- [Data lines]:
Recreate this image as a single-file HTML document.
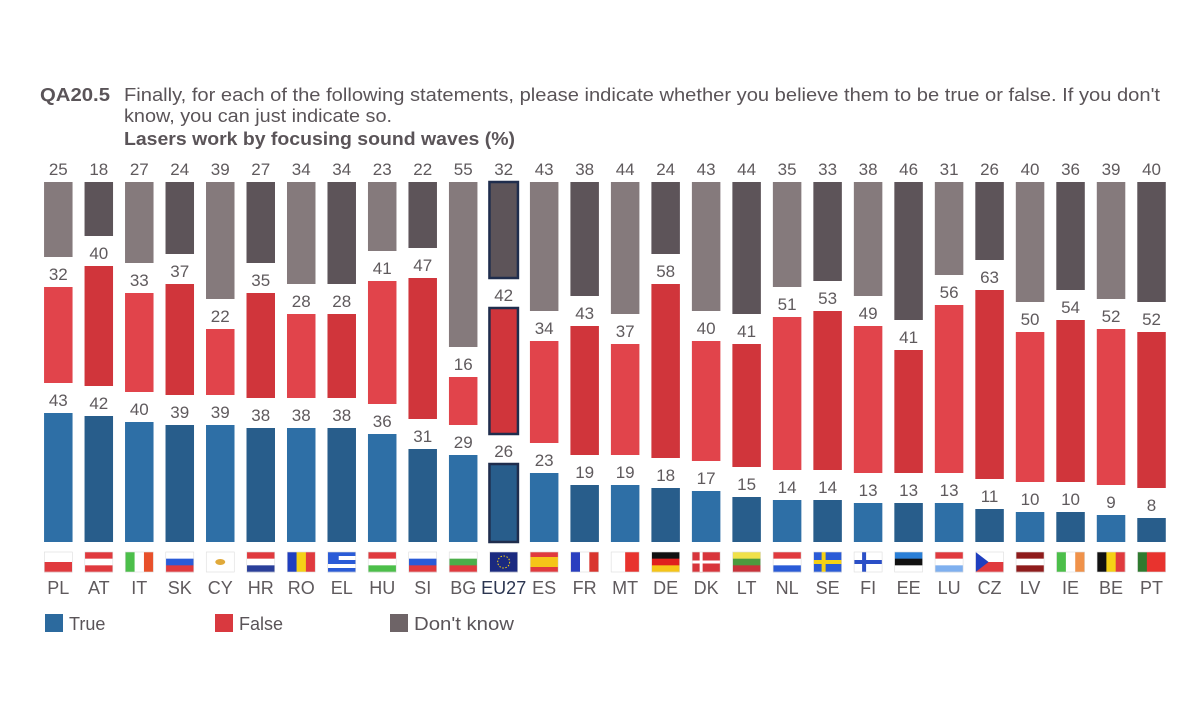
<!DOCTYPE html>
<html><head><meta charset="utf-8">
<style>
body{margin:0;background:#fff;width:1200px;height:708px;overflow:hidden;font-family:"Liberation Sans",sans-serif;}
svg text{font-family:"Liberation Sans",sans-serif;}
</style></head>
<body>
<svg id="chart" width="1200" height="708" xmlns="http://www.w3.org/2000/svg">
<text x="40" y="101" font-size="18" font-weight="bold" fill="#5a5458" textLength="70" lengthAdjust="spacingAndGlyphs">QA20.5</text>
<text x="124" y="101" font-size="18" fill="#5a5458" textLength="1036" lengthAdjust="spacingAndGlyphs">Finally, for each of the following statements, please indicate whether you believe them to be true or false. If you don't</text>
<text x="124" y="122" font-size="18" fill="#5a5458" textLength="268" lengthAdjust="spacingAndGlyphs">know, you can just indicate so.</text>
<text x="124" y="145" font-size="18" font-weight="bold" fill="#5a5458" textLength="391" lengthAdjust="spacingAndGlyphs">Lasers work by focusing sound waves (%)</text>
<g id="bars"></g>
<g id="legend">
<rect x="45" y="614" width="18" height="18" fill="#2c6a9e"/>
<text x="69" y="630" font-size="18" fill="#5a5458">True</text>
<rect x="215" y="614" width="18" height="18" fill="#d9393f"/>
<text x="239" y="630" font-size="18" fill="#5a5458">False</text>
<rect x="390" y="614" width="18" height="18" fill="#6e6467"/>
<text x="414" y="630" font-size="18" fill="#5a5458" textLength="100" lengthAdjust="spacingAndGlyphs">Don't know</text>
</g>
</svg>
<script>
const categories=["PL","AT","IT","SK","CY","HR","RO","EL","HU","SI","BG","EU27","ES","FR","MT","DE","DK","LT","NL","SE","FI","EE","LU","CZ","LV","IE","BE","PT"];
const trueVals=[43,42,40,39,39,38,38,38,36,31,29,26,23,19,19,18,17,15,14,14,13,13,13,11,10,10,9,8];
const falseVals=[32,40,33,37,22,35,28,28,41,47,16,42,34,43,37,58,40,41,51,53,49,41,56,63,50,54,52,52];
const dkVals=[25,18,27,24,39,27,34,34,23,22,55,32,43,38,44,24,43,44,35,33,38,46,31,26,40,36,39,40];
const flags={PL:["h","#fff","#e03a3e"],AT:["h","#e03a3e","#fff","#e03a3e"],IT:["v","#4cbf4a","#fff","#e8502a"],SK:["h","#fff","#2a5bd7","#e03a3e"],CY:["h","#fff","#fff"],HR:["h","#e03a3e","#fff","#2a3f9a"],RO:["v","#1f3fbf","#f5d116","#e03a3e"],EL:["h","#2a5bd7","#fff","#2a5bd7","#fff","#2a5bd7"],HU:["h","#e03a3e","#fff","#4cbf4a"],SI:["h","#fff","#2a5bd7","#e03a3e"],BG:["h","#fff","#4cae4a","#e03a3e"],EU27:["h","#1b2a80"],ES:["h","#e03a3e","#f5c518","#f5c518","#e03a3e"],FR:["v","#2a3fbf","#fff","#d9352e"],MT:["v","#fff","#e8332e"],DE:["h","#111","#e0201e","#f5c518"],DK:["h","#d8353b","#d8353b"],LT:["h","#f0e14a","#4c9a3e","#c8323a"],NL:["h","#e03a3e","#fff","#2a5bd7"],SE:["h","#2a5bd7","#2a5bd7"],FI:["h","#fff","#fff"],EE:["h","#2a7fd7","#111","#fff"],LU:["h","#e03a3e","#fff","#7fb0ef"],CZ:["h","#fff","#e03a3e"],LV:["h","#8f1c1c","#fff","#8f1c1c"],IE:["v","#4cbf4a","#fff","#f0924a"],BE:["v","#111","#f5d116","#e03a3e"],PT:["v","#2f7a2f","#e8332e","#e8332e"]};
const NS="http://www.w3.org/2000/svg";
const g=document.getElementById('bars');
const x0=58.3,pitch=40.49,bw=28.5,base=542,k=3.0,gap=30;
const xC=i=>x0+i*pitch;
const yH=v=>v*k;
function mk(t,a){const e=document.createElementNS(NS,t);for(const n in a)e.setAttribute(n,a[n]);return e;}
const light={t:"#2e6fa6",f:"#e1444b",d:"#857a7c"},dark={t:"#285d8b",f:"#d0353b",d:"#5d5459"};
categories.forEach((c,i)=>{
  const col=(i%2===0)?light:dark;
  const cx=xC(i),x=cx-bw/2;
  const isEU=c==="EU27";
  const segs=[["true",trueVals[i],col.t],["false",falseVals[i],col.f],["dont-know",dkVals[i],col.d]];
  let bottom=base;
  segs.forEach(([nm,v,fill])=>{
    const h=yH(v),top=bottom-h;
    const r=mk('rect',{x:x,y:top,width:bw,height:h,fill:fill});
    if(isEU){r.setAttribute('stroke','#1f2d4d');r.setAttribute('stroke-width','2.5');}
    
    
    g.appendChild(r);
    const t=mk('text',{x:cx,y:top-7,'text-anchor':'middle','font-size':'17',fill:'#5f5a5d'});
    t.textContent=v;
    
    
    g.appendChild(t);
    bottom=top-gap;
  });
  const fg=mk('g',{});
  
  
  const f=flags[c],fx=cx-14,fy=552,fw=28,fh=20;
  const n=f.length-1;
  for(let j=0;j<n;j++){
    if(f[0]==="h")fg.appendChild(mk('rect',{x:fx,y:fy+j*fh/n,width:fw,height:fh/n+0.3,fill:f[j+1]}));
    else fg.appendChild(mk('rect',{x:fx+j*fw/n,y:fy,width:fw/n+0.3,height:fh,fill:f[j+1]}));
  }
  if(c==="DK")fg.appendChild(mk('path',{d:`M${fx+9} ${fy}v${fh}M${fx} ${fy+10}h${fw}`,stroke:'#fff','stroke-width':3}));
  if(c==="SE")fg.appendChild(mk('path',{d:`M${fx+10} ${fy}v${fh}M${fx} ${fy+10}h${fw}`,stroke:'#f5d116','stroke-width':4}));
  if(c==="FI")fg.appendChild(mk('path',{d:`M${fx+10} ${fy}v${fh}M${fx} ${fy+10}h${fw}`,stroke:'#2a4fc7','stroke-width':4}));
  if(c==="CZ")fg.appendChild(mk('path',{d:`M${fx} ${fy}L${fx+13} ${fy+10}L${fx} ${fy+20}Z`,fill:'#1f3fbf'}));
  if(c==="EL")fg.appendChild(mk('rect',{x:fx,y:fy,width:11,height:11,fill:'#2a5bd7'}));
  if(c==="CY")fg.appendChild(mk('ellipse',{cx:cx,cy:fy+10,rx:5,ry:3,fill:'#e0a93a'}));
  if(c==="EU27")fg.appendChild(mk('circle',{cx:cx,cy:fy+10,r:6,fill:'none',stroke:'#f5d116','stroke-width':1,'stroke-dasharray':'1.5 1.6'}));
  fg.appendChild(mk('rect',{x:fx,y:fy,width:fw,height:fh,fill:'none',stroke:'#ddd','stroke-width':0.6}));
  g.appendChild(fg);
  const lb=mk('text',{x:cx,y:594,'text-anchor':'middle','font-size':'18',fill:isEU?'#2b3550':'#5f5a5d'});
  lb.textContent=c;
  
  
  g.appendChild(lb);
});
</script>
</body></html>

- [What you are asked to do]:
Make an exact copy of the data above, pictures excluded.

- [Solution to the problem]:
Recreate this image as a single-file HTML document.
<!DOCTYPE html>
<html><head><meta charset="utf-8">
<style>
body{margin:0;background:#fff;width:1200px;height:708px;overflow:hidden;font-family:"Liberation Sans",sans-serif;}
svg text{font-family:"Liberation Sans",sans-serif;}
</style></head>
<body>
<svg id="chart" width="1200" height="708" xmlns="http://www.w3.org/2000/svg">
<text x="40" y="101" font-size="18" font-weight="bold" fill="#5a5458" textLength="70" lengthAdjust="spacingAndGlyphs">QA20.5</text>
<text x="124" y="101" font-size="18" fill="#5a5458" textLength="1036" lengthAdjust="spacingAndGlyphs">Finally, for each of the following statements, please indicate whether you believe them to be true or false. If you don't</text>
<text x="124" y="122" font-size="18" fill="#5a5458" textLength="268" lengthAdjust="spacingAndGlyphs">know, you can just indicate so.</text>
<text x="124" y="145" font-size="18" font-weight="bold" fill="#5a5458" textLength="391" lengthAdjust="spacingAndGlyphs">Lasers work by focusing sound waves (%)</text>
<g id="bars"></g>
<g id="legend">
<rect x="45" y="614" width="18" height="18" fill="#2c6a9e"/>
<text x="69" y="630" font-size="18" fill="#5a5458">True</text>
<rect x="215" y="614" width="18" height="18" fill="#d9393f"/>
<text x="239" y="630" font-size="18" fill="#5a5458">False</text>
<rect x="390" y="614" width="18" height="18" fill="#6e6467"/>
<text x="414" y="630" font-size="18" fill="#5a5458" textLength="100" lengthAdjust="spacingAndGlyphs">Don't know</text>
</g>
</svg>
<script>
const categories=["PL","AT","IT","SK","CY","HR","RO","EL","HU","SI","BG","EU27","ES","FR","MT","DE","DK","LT","NL","SE","FI","EE","LU","CZ","LV","IE","BE","PT"];
const trueVals=[43,42,40,39,39,38,38,38,36,31,29,26,23,19,19,18,17,15,14,14,13,13,13,11,10,10,9,8];
const falseVals=[32,40,33,37,22,35,28,28,41,47,16,42,34,43,37,58,40,41,51,53,49,41,56,63,50,54,52,52];
const dkVals=[25,18,27,24,39,27,34,34,23,22,55,32,43,38,44,24,43,44,35,33,38,46,31,26,40,36,39,40];
const flags={PL:["h","#fff","#e03a3e"],AT:["h","#e03a3e","#fff","#e03a3e"],IT:["v","#4cbf4a","#fff","#e8502a"],SK:["h","#fff","#2a5bd7","#e03a3e"],CY:["h","#fff","#fff"],HR:["h","#e03a3e","#fff","#2a3f9a"],RO:["v","#1f3fbf","#f5d116","#e03a3e"],EL:["h","#2a5bd7","#fff","#2a5bd7","#fff","#2a5bd7"],HU:["h","#e03a3e","#fff","#4cbf4a"],SI:["h","#fff","#2a5bd7","#e03a3e"],BG:["h","#fff","#4cae4a","#e03a3e"],EU27:["h","#1b2a80"],ES:["h","#e03a3e","#f5c518","#f5c518","#e03a3e"],FR:["v","#2a3fbf","#fff","#d9352e"],MT:["v","#fff","#e8332e"],DE:["h","#111","#e0201e","#f5c518"],DK:["h","#d8353b","#d8353b"],LT:["h","#f0e14a","#4c9a3e","#c8323a"],NL:["h","#e03a3e","#fff","#2a5bd7"],SE:["h","#2a5bd7","#2a5bd7"],FI:["h","#fff","#fff"],EE:["h","#2a7fd7","#111","#fff"],LU:["h","#e03a3e","#fff","#7fb0ef"],CZ:["h","#fff","#e03a3e"],LV:["h","#8f1c1c","#fff","#8f1c1c"],IE:["v","#4cbf4a","#fff","#f0924a"],BE:["v","#111","#f5d116","#e03a3e"],PT:["v","#2f7a2f","#e8332e","#e8332e"]};
const NS="http://www.w3.org/2000/svg";
const g=document.getElementById('bars');
const x0=58.3,pitch=40.49,bw=28.5,base=542,k=3.0,gap=30;
const xC=i=>x0+i*pitch;
const yH=v=>v*k;
function mk(t,a){const e=document.createElementNS(NS,t);for(const n in a)e.setAttribute(n,a[n]);return e;}
const light={t:"#2e6fa6",f:"#e1444b",d:"#857a7c"},dark={t:"#285d8b",f:"#d0353b",d:"#5d5459"};
categories.forEach((c,i)=>{
  const col=(i%2===0)?light:dark;
  const cx=xC(i),x=cx-bw/2;
  const isEU=c==="EU27";
  const segs=[["true",trueVals[i],col.t],["false",falseVals[i],col.f],["dont-know",dkVals[i],col.d]];
  let bottom=base;
  segs.forEach(([nm,v,fill])=>{
    const h=yH(v),top=bottom-h;
    const r=mk('rect',{x:x,y:top,width:bw,height:h,fill:fill});
    if(isEU){r.setAttribute('stroke','#1f2d4d');r.setAttribute('stroke-width','2.5');}
    
    
    g.appendChild(r);
    const t=mk('text',{x:cx,y:top-7,'text-anchor':'middle','font-size':'17',fill:'#5f5a5d'});
    t.textContent=v;
    
    
    g.appendChild(t);
    bottom=top-gap;
  });
  const fg=mk('g',{});
  
  
  const f=flags[c],fx=cx-14,fy=552,fw=28,fh=20;
  const n=f.length-1;
  for(let j=0;j<n;j++){
    if(f[0]==="h")fg.appendChild(mk('rect',{x:fx,y:fy+j*fh/n,width:fw,height:fh/n+0.3,fill:f[j+1]}));
    else fg.appendChild(mk('rect',{x:fx+j*fw/n,y:fy,width:fw/n+0.3,height:fh,fill:f[j+1]}));
  }
  if(c==="DK")fg.appendChild(mk('path',{d:`M${fx+9} ${fy}v${fh}M${fx} ${fy+10}h${fw}`,stroke:'#fff','stroke-width':3}));
  if(c==="SE")fg.appendChild(mk('path',{d:`M${fx+10} ${fy}v${fh}M${fx} ${fy+10}h${fw}`,stroke:'#f5d116','stroke-width':4}));
  if(c==="FI")fg.appendChild(mk('path',{d:`M${fx+10} ${fy}v${fh}M${fx} ${fy+10}h${fw}`,stroke:'#2a4fc7','stroke-width':4}));
  if(c==="CZ")fg.appendChild(mk('path',{d:`M${fx} ${fy}L${fx+13} ${fy+10}L${fx} ${fy+20}Z`,fill:'#1f3fbf'}));
  if(c==="EL")fg.appendChild(mk('rect',{x:fx,y:fy,width:11,height:11,fill:'#2a5bd7'}));
  if(c==="CY")fg.appendChild(mk('ellipse',{cx:cx,cy:fy+10,rx:5,ry:3,fill:'#e0a93a'}));
  if(c==="EU27")fg.appendChild(mk('circle',{cx:cx,cy:fy+10,r:6,fill:'none',stroke:'#f5d116','stroke-width':1,'stroke-dasharray':'1.5 1.6'}));
  fg.appendChild(mk('rect',{x:fx,y:fy,width:fw,height:fh,fill:'none',stroke:'#ddd','stroke-width':0.6}));
  g.appendChild(fg);
  const lb=mk('text',{x:cx,y:594,'text-anchor':'middle','font-size':'18',fill:isEU?'#2b3550':'#5f5a5d'});
  lb.textContent=c;
  
  
  g.appendChild(lb);
});
</script>
</body></html>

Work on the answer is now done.